The Energy Efficiency (Private Rented Property) Regulations 2015 introduced from 1st April 2018 states that properties having a new tenancy would require an EPC rating of ’E’ or above. As from 1st April 2020 existing tenancies will need to comply unless a valid exemption has been registered. However, this applies to properties which are legally required to have an EPC with tenancies commencing from 1st October 2008. Any tenancies starting prior to that date and have not been renewed are not legally required to have an EPC. Houses of Multiple Occupation let on an individual room basis (separate agreements) are not required to have an EPC. Those on a joint agreement will, because the property is rented as a whole.

Landlord funding element
Those properties below an ‘E’ rating must have work carried out up to £3500 or obtain third-party funding to meet the costs. The £3500 cap is an upper ceiling, not a target or a spend requirement and if a landlord can improve their property to ‘E’ or higher then they will have met their obligation.

Exemptions
If the cost of the energy efficiency measures required to improve a property to a rating of at least an ‘E’ would cause a landlord to exceed the £3,500 cap, the landlord can register an exemption on the PRS Exemptions Register. The exemption applies for 5 years from when registered and when it expires the landlord would need to try again to improve the property’s EPC rating to meet the minimum level of energy efficiency.

Listed Buildings
These, plus properties within a conservation area will not be required to meet the minimum energy standards  if any improvements would adversely affect the listing with unacceptable alterations. However, if for example light bulbs could be replaced and the loft better insulated then these works could be carried out otherwise the property would be listed as a valid exemption.

Consent
The landlord would need to show that reasonable efforts have been made to obtain consent from the tenant. In the case of a Local Authority Planning Department a refusal would exempt the landlord from carrying out the necessary work. In cases where a tenant withholds consent a landlord would have to demonstrate that adequate attempts had been made. Where consent is not granted for improvements then an exemption may be registered. You can view an EPC on the website www.epcregister.com It can be searched for by postcode or the EPC report reference number.

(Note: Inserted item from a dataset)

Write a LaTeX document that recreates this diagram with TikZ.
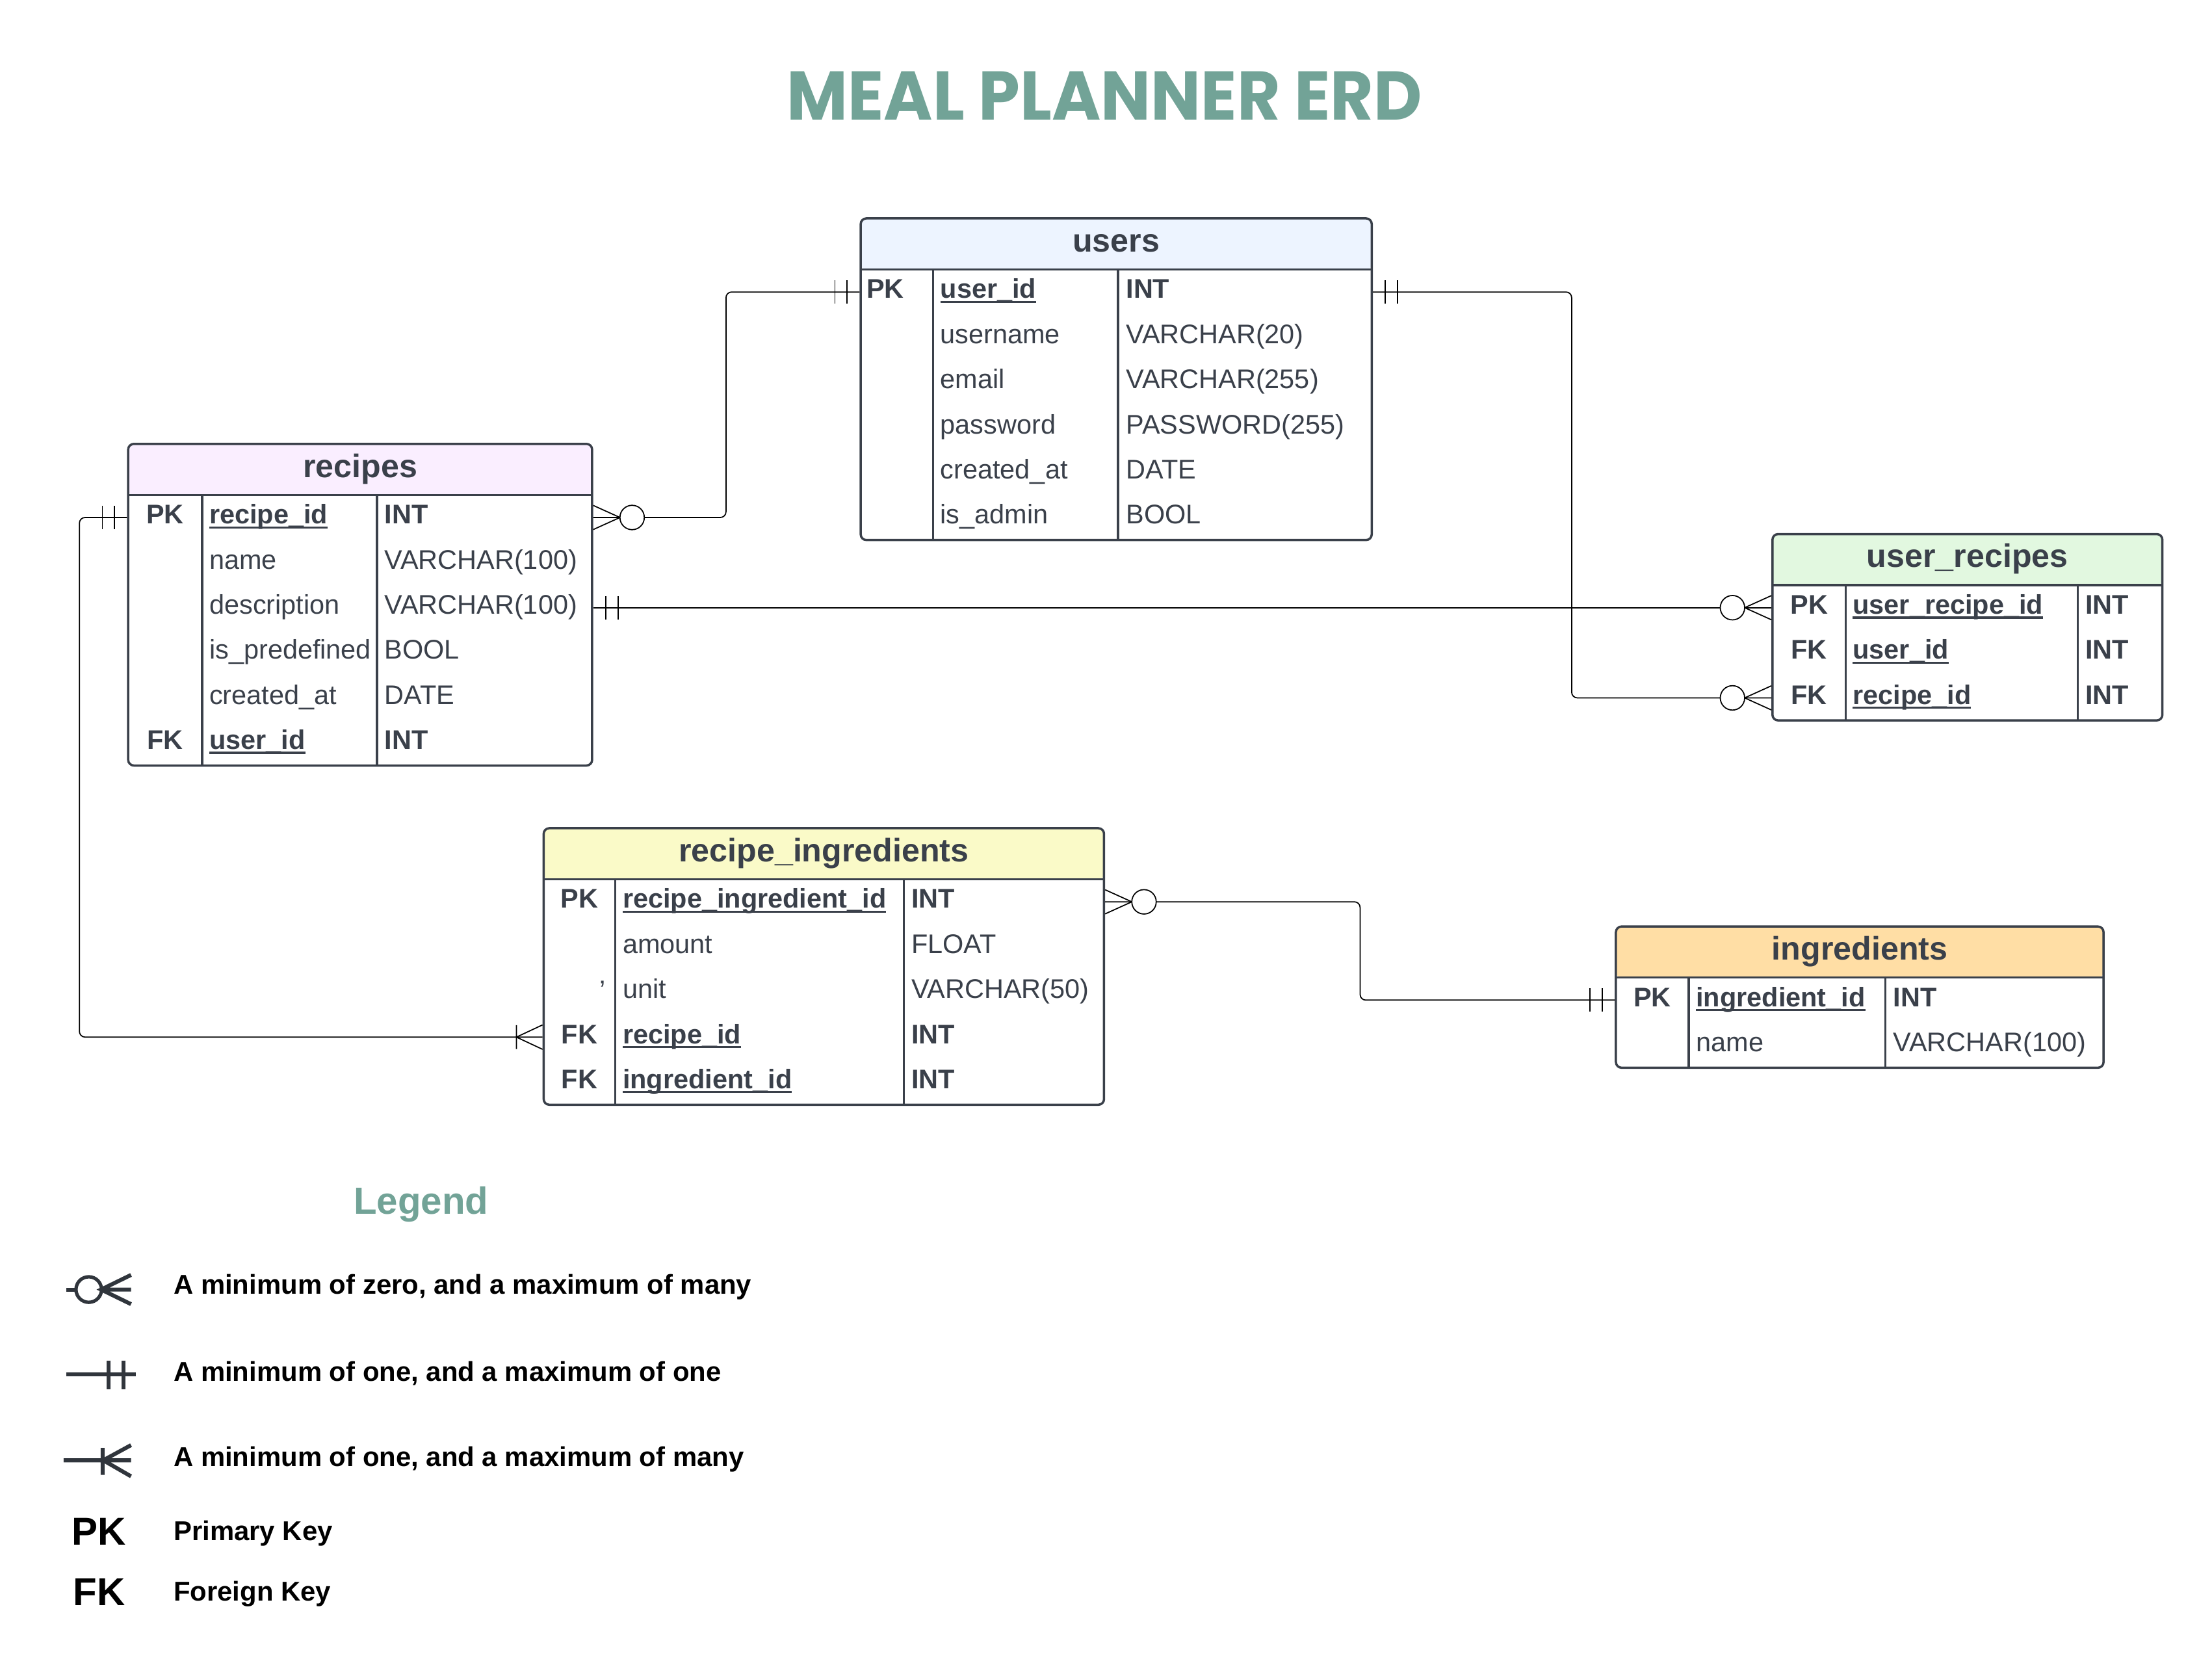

The following is a list of key improvements that can help to improve your EPC rating:

  • Replacing windows with double glazing
  • Insulating the loft, walls floors with high quality insulation
  • Replace your boiler with a newer, more efficient model
  • Upgrading all lights bulbs to LED light bulbs rather than traditional bulbs
  • Installing low-flush toilets and water-saving showers
  • Replacing older appliances with newer models that come with ‘eco’ or ‘energy saving’ modes.